Why do we live and work the way we do? Why do we do all that we do in a single day and repeat it every day? Why do we work so hard? Why do we earn money?
There will be many answers to these questions. But the one underlying theme, after the basics of living are met, seems to be a perpetual quest for happiness. The pursuit of happiness seems to be that one big thing all of us chase religiously everyday. Knowingly and unknowingly.
What is happiness then? At the very peripheral level, happiness for me is a beach bed in Goa. Happiness is my favorite Pomfret Recheado, served fresh and hot. Happiness is a cup of coffee with my favorite biscotti. Happiness is what makes me happy. And most of these are very small things.
What makes you happy?
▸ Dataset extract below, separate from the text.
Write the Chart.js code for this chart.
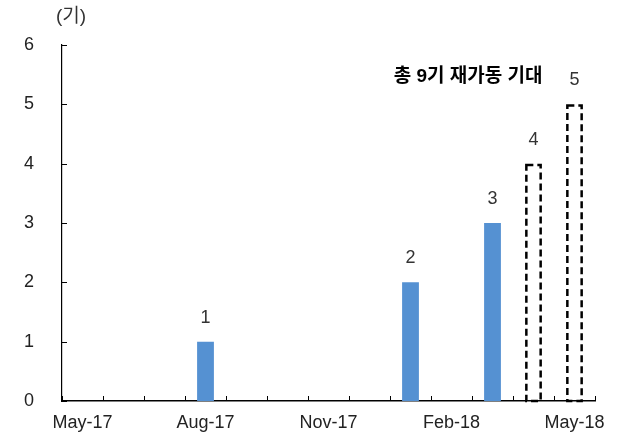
<!DOCTYPE html>
<html>
<head>
<meta charset="utf-8">
<script src="https://cdn.jsdelivr.net/npm/chart.js@4.4.1/dist/chart.umd.min.js"></script>
<style>
  html, body { margin: 0; padding: 0; background: #fff; }
  #wrap { width: 626px; height: 434px; }
</style>
</head>
<body>
<div id="wrap"><canvas id="myChart"></canvas></div>
<script>
// monthly categories, only every third month gets a label
const months = ['May-17', 'Jun-17', 'Jul-17', 'Aug-17', 'Sep-17', 'Oct-17', 'Nov-17',
                'Dec-17', 'Jan-18', 'Feb-18', 'Mar-18', 'Apr-18', 'May-18'];
// reactors restarted (cumulative), actual
const restarted = [null, null, null, 1, null, null, null, null, 2, null, 3, null, null];
// expected restarts (dashed boxes)
const expected = [null, null, null, null, null, null, null, null, null, null, null, 4, 5];
const yTicks = [0, 1, 2, 3, 4, 5, 6];
const unitLabel = '(기)';
const noteText = '총 9기 재가동 기대';

const FONT = "'Liberation Sans', 'Noto Sans CJK KR', sans-serif";
Chart.defaults.font.family = FONT;
Chart.defaults.color = '#222';

// dashed outlines, inward ticks, value labels and notes
const extras = {
    id: 'extras',
    afterDatasetsDraw(chart) {
        const ctx = chart.ctx;
        const x = chart.scales.x;
        const y = chart.scales.y;
        const area = chart.chartArea;

        // dashed boxes for expected bars
        const metaExp = chart.getDatasetMeta(1);
        ctx.save();
        ctx.strokeStyle = '#000';
        ctx.lineWidth = 2.5;
        ctx.setLineDash([7, 4]);
        metaExp.data.forEach((el, i) => {
            if (expected[i] == null) return;
            const w = el.width;
            const lw = ctx.lineWidth / 2;
            ctx.strokeRect(el.x - w / 2 + lw, el.y + lw, w - 2 * lw, el.base - el.y - lw);
        });
        ctx.restore();

        // inward tick marks
        ctx.save();
        ctx.strokeStyle = '#000';
        ctx.lineWidth = 1;
        yTicks.forEach(v => {
            const py = Math.round(y.getPixelForValue(v)) + 0.5;
            ctx.beginPath();
            ctx.moveTo(area.left, py);
            ctx.lineTo(area.left + 5, py);
            ctx.stroke();
        });
        const step = x.getPixelForValue(1) - x.getPixelForValue(0);
        for (let i = 0; i <= months.length; i++) {
            const px = Math.round(x.getPixelForValue(0) - step / 2 + i * step) + 0.5;
            ctx.beginPath();
            ctx.moveTo(px, area.bottom);
            ctx.lineTo(px, area.bottom - 5);
            ctx.stroke();
        }
        ctx.restore();

        // value labels above bars
        ctx.save();
        ctx.fillStyle = '#333';
        ctx.font = '18px ' + FONT;
        ctx.textAlign = 'center';
        ctx.textBaseline = 'middle';
        [restarted, expected].forEach((series, d) => {
            chart.getDatasetMeta(d).data.forEach((el, i) => {
                if (series[i] == null) return;
                ctx.fillText(String(series[i]), el.x, el.y - 24);
            });
        });
        ctx.restore();

        // notes
        ctx.save();
        ctx.fillStyle = '#000';
        ctx.textAlign = 'center';
        ctx.textBaseline = 'middle';
        ctx.font = 'bold 19px ' + FONT;
        ctx.fillText(noteText, area.left + 0.762 * (area.right - area.left), y.getPixelForValue(5.47));
        ctx.fillStyle = '#333';
        ctx.font = '19px ' + FONT;
        ctx.fillText(unitLabel, area.left + 9, area.top - 28);
        ctx.restore();
    }
};

const ctx = document.getElementById('myChart');

new Chart(ctx, {
    type: 'bar',
    data: {
        labels: months,
        datasets: [{
            data: restarted,
            backgroundColor: '#5591d2',
            borderWidth: 0,
            barPercentage: 0.41,
            categoryPercentage: 1
        }, {
            data: expected,
            backgroundColor: 'rgba(0,0,0,0)',
            borderWidth: 0,
            barPercentage: 0.41,
            categoryPercentage: 1
        }]
    },
    options: {
        responsive: true,
        maintainAspectRatio: false,
        animation: false,
        layout: {
            padding: { left: 0, right: 31, top: 45, bottom: 0 }
        },
        plugins: {
            legend: { display: false },
            tooltip: { enabled: false }
        },
        scales: {
            x: {
                stacked: true,
                grid: { display: false },
                border: { display: true, color: '#000', width: 1.5 },
                ticks: {
                    autoSkip: false,
                    maxRotation: 0,
                    padding: 3,
                    color: '#222',
                    font: { size: 18 },
                    callback: (val, i) => (i % 3 === 0 ? months[i] : '')
                },
                afterFit: s => { s.height = 33; }
            },
            y: {
                stacked: true,
                min: 0,
                max: 6,
                grid: { display: false },
                border: { display: true, color: '#000', width: 1.2 },
                ticks: {
                    stepSize: 1,
                    padding: 20,
                    color: '#222',
                    font: { size: 18 }
                },
                afterFit: s => { s.width = 62; }
            }
        }
    },
    plugins: [extras]
});
</script>
</body>
</html>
And are we happy all the time, or at least most of the time? Are there countries that are happier than others? And are there whole groups of people who are happier than everyone else? What nudges happiness really?
There are many questions. If I look around at happiness studies in the world of academics, there are many. Even the United Nations takes happiness seriously. The UN Sustainable Development Solutions Network publishes a World Happiness Report annually. Their studies across every one of the UN member nations collates measures and metrics of happiness, and lists the top 10 happy nations every year.
What are the metrics they use to measure happiness? The GDP per capita, life expectancy, social support structures, trust and corruption indices, perceived freedom to make life decisions and ultimately a big word called generosity. From every country, 1,000 people are asked to rate their “quality of life” on a 0 to 10 scale.
The latest report for 2021 lists Finland, Denmark and Switzerland as the top three happy countries. Finland with its reverence for teachers, Denmark with its respect for the planet and Switzerland a veritable “referendum nation” with a staunch belief in citizen participation in governance decisions every moment, seem to be the toppers on the happiness scale. Are these the final measures that decide which nation is happier than the other? And can happiness be measured?
Every one of us is in the pursuit of happiness, but have we discovered what it is? When I think about myself, for a long time happiness meant the wherewithal to live a good life. A life that did not have you wanting for the basics of good living. And true happiness meant earning it all honestly with hard work. Happiness was the money that bought you comfort and the savings that gave a certain sense of security for family.
And then the definition changed for me. The sad thing about what we chase materially as happiness is that the joy it gives back vanishes as soon as you have partaken of it. Money in many ways can buy happiness, but once it has been bought, the game is over. Happiness in many ways turns out to be a greed-chase. It’s quite like hunger. One satiation of hunger at breakfast does not quell hunger forever. At lunch time one is hungry again. Scriptures of every genre have said plenty on this and I will therefore not dwell on it for now.
What is true happiness then? To each of us, it will be different for sure. For me, the discovery happened quite accidentally. The money I earned tried to buy me happiness all the while. Sadly it could not. I tried and tried.
I then discovered, to my joy, that happiness is not something one can own. In fact, one must not. One must own happiness only temporarily and then pass it on to another. Happiness is therefore a cascade for me. Once you have partaken of it (and its temporary joy), it is time to pass it on to another who deserves it. The pandemic gave each one of us so many opportunities to make someone else happy.
And guess what, someone else will surely make me happy as the virtuous cycle of the spread of happiness cascades all around. The happiness that I own and want to own is a very selfish form of happiness. It never stays. If my happiness cannot make someone else happy, what’s the real use of it then?
Happiness is therefore a key requisite and indeed the right of every man, woman and child. The charter of every nation needs to incorporate this prominently.
Where does your happiness begin and mine end? What is the geography of happiness? Must my happiness touch yours? Must yours touch mine? And must we share it all more than we do today?
The pandemic has given us this great big opportunity to think. As the world continues to focus on development as a vital index that contributes to happiness, we need to think about it all over again. What is development really? And how does it create happiness? Is the relationship between ostensible development by mass consumerist society directly related to happiness? Or is it inversely related? Conversely? Perversely? Let’s think it out.
The key question remains: Is development a means to happiness? Is development more important than happiness? Or is happiness more important than development? Some of our Nordic nations seem to have got it right already. As I go through the UN list of Happy Countries, there are buzz-phrases that light up. Iceland is happy because people help one another in a crisis all the time. The Netherlands boasts of the “happiest children in the world”. Norway takes pride in the responsible management of its natural resources. Sweden talks about the ultimate standards of “social equality”.
And finally, can one measure happiness? Is GDP per capita and life expectancy a good measure of happiness? Or is the smile on the faces of the people we make happy a more perfect measure?